→ **CHALLENGE**
Each line from the start of the records below through the line that contains "0.38, 0.10, 0.10]" should be printed exactly. Pictures are omitted.

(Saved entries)

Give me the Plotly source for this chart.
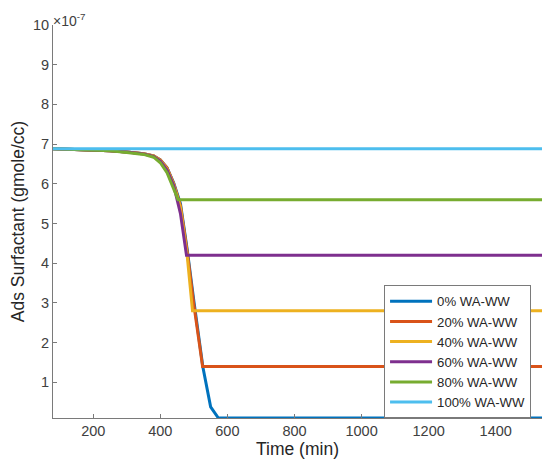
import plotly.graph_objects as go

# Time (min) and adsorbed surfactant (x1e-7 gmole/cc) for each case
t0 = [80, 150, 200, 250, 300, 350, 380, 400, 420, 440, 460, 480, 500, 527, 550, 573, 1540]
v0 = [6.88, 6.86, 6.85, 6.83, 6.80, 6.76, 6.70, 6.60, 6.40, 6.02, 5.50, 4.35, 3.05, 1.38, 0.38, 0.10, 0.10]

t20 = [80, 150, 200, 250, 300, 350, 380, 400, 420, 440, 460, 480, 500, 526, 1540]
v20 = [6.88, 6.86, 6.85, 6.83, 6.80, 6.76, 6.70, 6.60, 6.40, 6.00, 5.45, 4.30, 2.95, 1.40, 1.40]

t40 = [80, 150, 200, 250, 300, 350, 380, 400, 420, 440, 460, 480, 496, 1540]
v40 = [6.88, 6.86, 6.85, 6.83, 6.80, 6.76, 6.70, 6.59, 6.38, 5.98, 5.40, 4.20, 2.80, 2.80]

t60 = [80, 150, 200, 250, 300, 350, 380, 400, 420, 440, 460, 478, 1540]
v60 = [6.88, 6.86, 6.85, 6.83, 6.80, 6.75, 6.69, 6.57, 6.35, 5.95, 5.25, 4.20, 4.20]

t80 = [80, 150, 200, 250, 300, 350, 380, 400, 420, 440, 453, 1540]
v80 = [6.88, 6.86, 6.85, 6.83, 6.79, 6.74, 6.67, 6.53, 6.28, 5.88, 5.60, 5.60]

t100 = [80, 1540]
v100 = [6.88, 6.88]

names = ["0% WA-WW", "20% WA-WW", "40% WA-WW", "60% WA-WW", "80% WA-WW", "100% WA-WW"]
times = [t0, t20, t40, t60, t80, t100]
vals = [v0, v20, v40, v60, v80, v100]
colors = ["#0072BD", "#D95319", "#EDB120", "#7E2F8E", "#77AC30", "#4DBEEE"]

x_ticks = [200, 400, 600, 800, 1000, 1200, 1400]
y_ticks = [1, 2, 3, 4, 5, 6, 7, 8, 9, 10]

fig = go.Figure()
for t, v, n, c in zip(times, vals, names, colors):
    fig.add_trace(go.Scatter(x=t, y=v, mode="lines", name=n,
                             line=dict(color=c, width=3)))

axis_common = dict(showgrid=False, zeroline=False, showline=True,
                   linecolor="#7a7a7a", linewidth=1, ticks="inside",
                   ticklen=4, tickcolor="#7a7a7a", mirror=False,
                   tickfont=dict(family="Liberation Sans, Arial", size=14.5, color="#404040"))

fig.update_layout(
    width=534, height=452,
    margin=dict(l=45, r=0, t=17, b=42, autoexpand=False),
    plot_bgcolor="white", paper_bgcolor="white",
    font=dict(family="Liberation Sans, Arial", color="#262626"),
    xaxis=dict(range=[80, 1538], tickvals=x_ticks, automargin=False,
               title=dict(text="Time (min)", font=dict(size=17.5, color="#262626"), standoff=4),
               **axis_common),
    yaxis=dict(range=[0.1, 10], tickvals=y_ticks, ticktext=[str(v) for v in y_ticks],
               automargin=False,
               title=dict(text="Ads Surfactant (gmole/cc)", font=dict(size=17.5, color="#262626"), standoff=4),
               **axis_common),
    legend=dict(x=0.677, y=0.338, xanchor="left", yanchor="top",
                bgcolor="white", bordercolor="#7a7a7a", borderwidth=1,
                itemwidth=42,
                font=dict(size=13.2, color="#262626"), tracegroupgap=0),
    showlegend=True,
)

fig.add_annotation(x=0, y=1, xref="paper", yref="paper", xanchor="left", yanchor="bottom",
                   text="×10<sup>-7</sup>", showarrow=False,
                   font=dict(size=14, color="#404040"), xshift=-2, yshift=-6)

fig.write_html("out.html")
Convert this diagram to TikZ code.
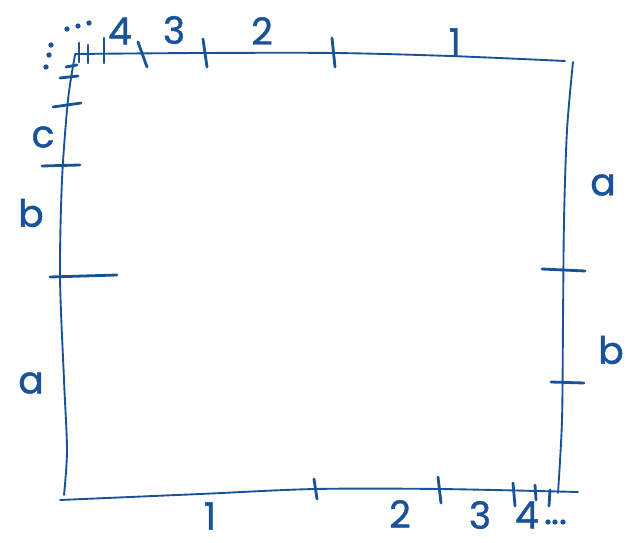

→ **SOLUTION FOR THIS TASK**
Give me the Plotly source for this chart.
import plotly.graph_objects as go

# Time (min) and adsorbed surfactant (x1e-7 gmole/cc) for each case
t0 = [80, 150, 200, 250, 300, 350, 380, 400, 420, 440, 460, 480, 500, 527, 550, 573, 1540]
v0 = [6.88, 6.86, 6.85, 6.83, 6.80, 6.76, 6.70, 6.60, 6.40, 6.02, 5.50, 4.35, 3.05, 1.38, 0.38, 0.10, 0.10]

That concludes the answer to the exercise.